Opinión

Fútbol, racismo, árbitros y suflés

El jugador de fútbol Vinicius hizo unas declaraciones en las que afirmaba que España es un país racista

Nunca me ha gustado el fútbol. Ni verlo ni jugarlo. Crecí rodeada de hermanos y primos que sí jugaban y yo, a mis ocho años, no quería quedarme fuera. Cuando pretendía unirme a ellos, que conocían mi incompetencia psicomotriz para seguir una pelota, me decían: «Tú, de árbitro». Y yo corría detrás de la pelota sin silbato y sin saber qué hacer, hasta que me aburría y me iba. No recuerdo que me enfadara. Quizá escondía el enfado en el fondo de mi subconsciente o quizá me distraía enseguida con otra cosa. Tampoco recuerdo que me insultaran o se burlaran de mí, única chica del grupo. Lo curioso es que cuando volvían a jugar, yo -a pesar de mi torpeza motora y mi falta de interés por cualquier tipo de deporte- volvía a intentarlo. ¿Quería jugar al fútbol? No, quería estar dentro del grupo, no ser excluida.

He recordado estas cosas al saber lo sucedido con un jugador que se llama Vinicius y al que hasta ahora no conocía. No suelo atender las noticias sobre fútbol. Siempre noto un tono excesivo, demasiado intenso y asocio las retransmisiones con la tristeza de los domingos por la tarde de mi infancia. Así todo, no he podido sustraerme a esas imágenes bochornosas que mostraban a un gran número de personas en un campo de fútbol vociferando e insultando al jugador por... ¿ser negro?, ¿jugar bien al fútbol? Parece que también querían que se fuera de ahí, excluirlo. Mis hermanos y mis primos eran más sutiles. Mucho más.

El jugador no guardó sus emociones en lo más profundo del subconsciente y decidió actuar: hizo unas declaraciones en las que afirmaba que España es un país racista y publicó imágenes de anteriores agresiones en otros estadios de nuestro país ocurridas en los últimos dos años. Entonces mucha gente se ofendió. Eso sí que no, clamaron. Algunos políticos utilizaron los argumentos que le resultaban más favorables a corto o largo plazo, como que los únicos racistas son un partido rival, o que la culpa la tiene el hablar tanto del cambio climático; los participantes en tertulias de radios y televisiones alzaron aún más de lo habitual sus voces esgrimiendo razones que oscilaban entre que el jugador era un provocador, hasta que no somos una país racista, aunque -reconocían- algo de racismo hay.
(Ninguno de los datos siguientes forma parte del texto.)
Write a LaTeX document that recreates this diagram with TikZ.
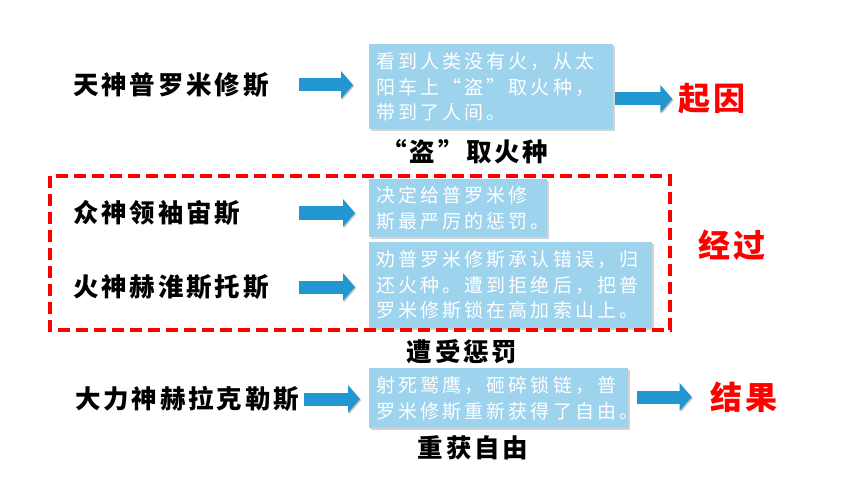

El tema hirvió como un suflé en los medios durante unos días, y luego se deshinchó dando paso a otros temas sin que se haya podido esclarecer lo que, al margen del fútbol, nos preocupa a algunos: si hay racismo entre nosotros tendremos que saberlo; si no, ¿cómo lo vamos a combatir?

¿Cuándo podemos decir que un país es racista? ¿Tiene que estar institucionalizado un ‘apartheid’ o al menos un porcentaje de exclusión para que lo sea? Lo cierto es que conductas y actitudes racistas existen y estamos perdiendo el miedo a exhibirlas. Es como si nos estuviéramos contagiando de esa chulería que ha dejado de estar mal vista y gritemos: «Sí, soy racista, ¿qué pasa?»

Hasta no hace mucho, actitudes similares tan presentes como las referidas a los gitanos, se decían en voz baja o se ocultaban al hablar. No tanto al actuar. Pero en los últimos tiempos he visto que la exclusión adopta a veces formas sorprendentes: padres y madres aparentemente solidarios, responsables e interesados en la educación de sus hijos, evitan llevarlos a determinada escuela pública porque acoge a muchos inmigrantes. O personas que en su juventud tuvieron que emigrar a Holanda o Alemania para trabajar y asumieron los puestos más penosos, ahora recriminan que organizaciones como Cáritas o Cruz Roja ayuden a inmigrantes, a esos inmigrantes que acusan de quitarnos puestos de trabajo, sin percatarse de que los puestos que ocupan son los que desdeñamos, como ellos los ocuparon en el pasado.

Pero el suflé se ha deshinchado y ya no se habla de él, y me pregunto si volverá a asomar y a desaparecer en un ciclo que se repita una y otra vez sin llevar a ninguna parte, o si -por el contrario- un día crecerá hasta que estalle. A los ocho años no me planteaba esas cosas: quería jugar y no ser excluida, como todos hemos querido, antes y ahora. Quizá era más lista, o quizá no, porque no sabía que ser árbitro podía consistir en algo más que correr detrás de los jugadores con un silbato o delante de ellos y de aficionados enfadados con sus decisiones. No sabía que además pueden hacer negocios bajo cuerda, como leí en otro titular hace unos días. Me parece que la noticia también ha desaparecido. ¿Otro suflé?